DATASET SECTION:
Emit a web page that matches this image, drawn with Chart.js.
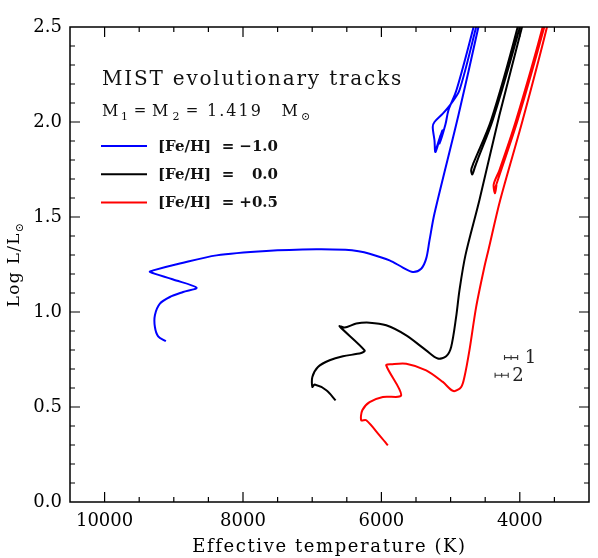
<!DOCTYPE html>
<html>
<head>
<meta charset="utf-8">
<script src="https://cdn.jsdelivr.net/npm/chart.js@4.4.0/dist/chart.umd.min.js"></script>
<style>
html, body { margin: 0; padding: 0; background: #fff; }
</style>
</head>
<body>
<canvas id="hrd" width="598" height="558"></canvas>
<script>
// MIST tracks, M = 1.419 Msun
var blueTeff = [9115, 9226, 9273, 9273, 9201, 9057, 8865, 8672, 9009, 9346, 9298, 8913, 8383, 7662, 6940, 6520, 6330, 6171, 5882, 5690, 5546, 5425, 5353, 5305, 5233, 4887, 4598, 4540,
	4569, 4631, 4872, 4992, 5113, 5233, 5258, 5233, 5219, 5146, 5204, 5118, 5161, 5074, 5031, 4916, 4670, 4612];
var blueLogL = [0.846, 0.872, 0.921, 0.983, 1.044, 1.079, 1.105, 1.128, 1.171, 1.211, 1.219, 1.255, 1.298, 1.321, 1.330, 1.327, 1.320, 1.307, 1.272, 1.234, 1.211, 1.228, 1.281, 1.377, 1.518, 2.035, 2.5, 2.6,
	2.6, 2.5, 2.167, 2.097, 2.044, 2.0, 1.974, 1.904, 1.842, 1.93, 1.862, 1.956, 1.887, 1.988, 2.062, 2.167, 2.498, 2.6];

var blackTeff = [6662, 6796, 6965, 6998, 6998, 6917, 6748, 6556, 6291, 6243, 6604, 6532, 6363, 6171, 5930, 5641, 5353, 5185, 5064, 4992, 4920, 4872, 4786, 4584, 4295, 3968, 3905,
	3992, 4031, 4415, 4670, 4703, 4685, 4641, 4670, 4613, 4392, 3999, 3949];
var blackLogL = [0.535, 0.588, 0.618, 0.605, 0.658, 0.711, 0.746, 0.767, 0.784, 0.798, 0.925, 0.918, 0.939, 0.944, 0.930, 0.877, 0.798, 0.755, 0.767, 0.816, 0.974, 1.114, 1.298, 1.588, 2.035, 2.5, 2.6,
	2.6, 2.5, 2.009, 1.783, 1.746, 1.724, 1.772, 1.74, 1.798, 2.009, 2.5, 2.6];

var redTeff = [5907, 6027, 6219, 6291, 6276, 6171, 5979, 5714, 5930, 5858, 5641, 5353, 5113, 4959, 4848, 4800, 4728, 4631, 4512, 4454, 4284, 3959, 3607, 3559,
	3631, 3670, 4054, 4295, 4377, 4360, 4338, 4367, 4295, 4031, 3646, 3588];
var redLogL = [0.298, 0.351, 0.43, 0.43, 0.483, 0.526, 0.553, 0.562, 0.719, 0.725, 0.728, 0.693, 0.632, 0.584, 0.605, 0.658, 0.798, 1.026, 1.237, 1.325, 1.588, 2.009, 2.5, 2.6,
	2.6, 2.5, 2.009, 1.746, 1.672, 1.625, 1.667, 1.64, 1.719, 2.009, 2.5, 2.6];

// the two stars
var starNames = ['1', '2'];
var starTeff = [4126, 4262];
var starTeffErr = [95, 95];
var starLogL = [0.76, 0.667];
var starLogLErr = [0.012, 0.012];

var trackLabels = ['[Fe/H] = \u22121.0', '[Fe/H] =   0.0', '[Fe/H] = +0.5'];
var trackValues = ['\u22121.0', '0.0', '+0.5'];
var trackColors = ['#0000ff', '#000000', '#ff0000'];

var xTickValues = [4000, 6000, 8000, 10000];
var yTickValues = [0, 0.5, 1.0, 1.5, 2.0, 2.5];

function pts(tx, ly) {
	var out = [];
	for (var i = 0; i < tx.length; i++) out.push({ x: tx[i], y: ly[i] });
	return out;
}

var SERIF = '"DejaVu Serif", serif';

var framePlugin = {
	id: 'frame',
	afterDraw: function(chart) {
		var ctx = chart.ctx;
		var a = chart.chartArea;
		var xs = chart.scales.x, ys = chart.scales.y;
		ctx.save();
		ctx.strokeStyle = '#000';
		ctx.lineWidth = 1.5;
		ctx.strokeRect(a.left, a.top, a.right - a.left, a.bottom - a.top);

		// inward ticks on all four sides
		ctx.lineWidth = 1.2;
		ctx.beginPath();
		for (var t = 3500; t < 10500; t += 500) {
			var px = xs.getPixelForValue(t);
			var len = (t % 2000 === 0) ? 10 : 5;
			ctx.moveTo(px, a.bottom); ctx.lineTo(px, a.bottom - len);
			ctx.moveTo(px, a.top); ctx.lineTo(px, a.top + len);
		}
		for (var k = 1; k < 25; k++) {
			var py = ys.getPixelForValue(k / 10);
			var l2 = (k % 5 === 0) ? 10 : 5;
			ctx.moveTo(a.left, py); ctx.lineTo(a.left + l2, py);
			ctx.moveTo(a.right, py); ctx.lineTo(a.right - l2, py);
		}
		ctx.stroke();

		// error bars of the stars
		ctx.strokeStyle = '#333';
		ctx.fillStyle = '#222';
		ctx.lineWidth = 1.1;
		for (var i = 0; i < starTeff.length; i++) {
			var x1 = xs.getPixelForValue(starTeff[i] + starTeffErr[i]);
			var x2 = xs.getPixelForValue(starTeff[i] - starTeffErr[i]);
			var cx = xs.getPixelForValue(starTeff[i]);
			var cy = ys.getPixelForValue(starLogL[i]);
			var y1 = ys.getPixelForValue(starLogL[i] + starLogLErr[i]);
			var y2 = ys.getPixelForValue(starLogL[i] - starLogLErr[i]);
			ctx.beginPath();
			ctx.moveTo(x1, cy); ctx.lineTo(x2, cy);
			ctx.moveTo(x1, cy - 2.5); ctx.lineTo(x1, cy + 2.5);
			ctx.moveTo(x2, cy - 2.5); ctx.lineTo(x2, cy + 2.5);
			ctx.moveTo(cx, y1); ctx.lineTo(cx, y2);
			ctx.stroke();
			ctx.font = '18px ' + SERIF;
			ctx.textBaseline = 'middle';
			ctx.textAlign = 'left';
			ctx.fillText(starNames[i], x2 + (i === 0 ? 7 : 4), cy + 1);
		}

		// annotation block
		ctx.fillStyle = '#111';
		ctx.textBaseline = 'alphabetic';
		ctx.textAlign = 'left';
		ctx.font = '20px ' + SERIF;
		ctx.letterSpacing = '1.8px';
		ctx.fillText('MIST evolutionary tracks', 102, 85);

		// M1 = M2 = 1.419 Msun, pieces placed one by one
		ctx.letterSpacing = '2px';
		ctx.font = '16px ' + SERIF;
		ctx.fillText('M', 102, 116);
		ctx.fillText('M', 152, 116);
		ctx.fillText('1.419', 207, 116);
		ctx.fillText('M', 281.5, 116);
		ctx.letterSpacing = '0px';
		ctx.textAlign = 'center';
		ctx.font = '15px ' + SERIF;
		ctx.fillText('=', 140, 115);
		ctx.fillText('=', 192, 115);
		ctx.textAlign = 'left';
		ctx.font = '11px ' + SERIF;
		ctx.fillText('1', 121, 120);
		ctx.fillText('2', 172.5, 120);
		ctx.fillText('\u2299', 301, 120);

		for (var j = 0; j < trackLabels.length; j++) {
			var ly = 146 + j * 28.3;
			ctx.strokeStyle = trackColors[j];
			ctx.lineWidth = 2;
			ctx.beginPath();
			ctx.moveTo(101, ly); ctx.lineTo(147, ly);
			ctx.stroke();
			ctx.fillStyle = '#111';
			ctx.font = 'bold 15px ' + SERIF;
			ctx.textBaseline = 'middle';
			ctx.textAlign = 'left';
			ctx.fillText('[Fe/H]', 158, ly + 1);
			ctx.textAlign = 'center';
			ctx.fillText('=', 228, ly + 1);
			ctx.textAlign = 'right';
			ctx.fillText(trackValues[j], 278, ly + 1);
		}

		// axis titles
		ctx.fillStyle = '#000';
		ctx.textAlign = 'center';
		ctx.textBaseline = 'alphabetic';
		ctx.font = '18px ' + SERIF;
		ctx.letterSpacing = '1.6px';
		ctx.fillText('Effective temperature (K)', (a.left + a.right) / 2, 552);

		ctx.translate(19, (a.top + a.bottom) / 2);
		ctx.rotate(-Math.PI / 2);
		ctx.textAlign = 'left';
		ctx.font = '17px ' + SERIF;
		ctx.letterSpacing = '1.3px';
		var w1 = ctx.measureText('Log L/L').width;
		ctx.font = '11px ' + SERIF;
		var w2 = ctx.measureText('\u2299').width;
		var x0 = -(w1 + w2) / 2;
		ctx.font = '17px ' + SERIF;
		ctx.fillText('Log L/L', x0, 0);
		ctx.font = '11px ' + SERIF;
		ctx.fillText('\u2299', x0 + w1, 4);
		ctx.letterSpacing = '0px';
		ctx.restore();
	}
};

var datasets = [];
var trackData = [pts(blueTeff, blueLogL), pts(blackTeff, blackLogL), pts(redTeff, redLogL)];
for (var d = 0; d < trackData.length; d++) {
	datasets.push({
		label: trackLabels[d],
		data: trackData[d],
		borderColor: trackColors[d],
		backgroundColor: trackColors[d],
		showLine: true,
		borderWidth: 2,
		pointRadius: 0,
		tension: 0.3
	});
}

var chart = new Chart(document.getElementById('hrd'), {
	type: 'scatter',
	data: { datasets: datasets },
	options: {
		responsive: false,
		animation: false,
		devicePixelRatio: 1,
		layout: { padding: { top: 27, right: 9, left: 0, bottom: 0 } },
		plugins: { legend: { display: false }, tooltip: { enabled: false } },
		scales: {
			x: {
				type: 'linear',
				reverse: true,
				min: 3000,
				max: 10500,
				border: { display: false },
				grid: { display: false, drawTicks: false },
				afterBuildTicks: function(s) { s.ticks = xTickValues.map(function(v) { return { value: v }; }); },
				afterFit: function(s) { s.height = 56; },
				ticks: {
					padding: 9,
					color: '#000',
					maxRotation: 0,
					autoSkip: false,
					font: { family: 'DejaVu Serif', size: 18 },
					callback: function(v) { return String(v); }
				}
			},
			y: {
				type: 'linear',
				min: 0,
				max: 2.5,
				border: { display: false },
				grid: { display: false, drawTicks: false },
				afterBuildTicks: function(s) { s.ticks = yTickValues.map(function(v) { return { value: v }; }); },
				afterFit: function(s) { s.width = 70; },
				ticks: {
					padding: 8,
					color: '#000',
					font: { family: 'DejaVu Serif', size: 18 },
					callback: function(v) { return v.toFixed(1); }
				}
			}
		}
	},
	plugins: [framePlugin]
});
</script>
</body>
</html>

EXERCISE AIM: Begin at the first line of the data above and repeat each line exactly, stopping after the line containing "1.798, 2.009, 2.5, 2.6];". Omit the pictures.

WRITTEN SOLUTION:
Emit a web page that matches this image, drawn with Chart.js.
<!DOCTYPE html>
<html>
<head>
<meta charset="utf-8">
<script src="https://cdn.jsdelivr.net/npm/chart.js@4.4.0/dist/chart.umd.min.js"></script>
<style>
html, body { margin: 0; padding: 0; background: #fff; }
</style>
</head>
<body>
<canvas id="hrd" width="598" height="558"></canvas>
<script>
// MIST tracks, M = 1.419 Msun
var blueTeff = [9115, 9226, 9273, 9273, 9201, 9057, 8865, 8672, 9009, 9346, 9298, 8913, 8383, 7662, 6940, 6520, 6330, 6171, 5882, 5690, 5546, 5425, 5353, 5305, 5233, 4887, 4598, 4540,
	4569, 4631, 4872, 4992, 5113, 5233, 5258, 5233, 5219, 5146, 5204, 5118, 5161, 5074, 5031, 4916, 4670, 4612];
var blueLogL = [0.846, 0.872, 0.921, 0.983, 1.044, 1.079, 1.105, 1.128, 1.171, 1.211, 1.219, 1.255, 1.298, 1.321, 1.330, 1.327, 1.320, 1.307, 1.272, 1.234, 1.211, 1.228, 1.281, 1.377, 1.518, 2.035, 2.5, 2.6,
	2.6, 2.5, 2.167, 2.097, 2.044, 2.0, 1.974, 1.904, 1.842, 1.93, 1.862, 1.956, 1.887, 1.988, 2.062, 2.167, 2.498, 2.6];

var blackTeff = [6662, 6796, 6965, 6998, 6998, 6917, 6748, 6556, 6291, 6243, 6604, 6532, 6363, 6171, 5930, 5641, 5353, 5185, 5064, 4992, 4920, 4872, 4786, 4584, 4295, 3968, 3905,
	3992, 4031, 4415, 4670, 4703, 4685, 4641, 4670, 4613, 4392, 3999, 3949];
var blackLogL = [0.535, 0.588, 0.618, 0.605, 0.658, 0.711, 0.746, 0.767, 0.784, 0.798, 0.925, 0.918, 0.939, 0.944, 0.930, 0.877, 0.798, 0.755, 0.767, 0.816, 0.974, 1.114, 1.298, 1.588, 2.035, 2.5, 2.6,
	2.6, 2.5, 2.009, 1.783, 1.746, 1.724, 1.772, 1.74, 1.798, 2.009, 2.5, 2.6];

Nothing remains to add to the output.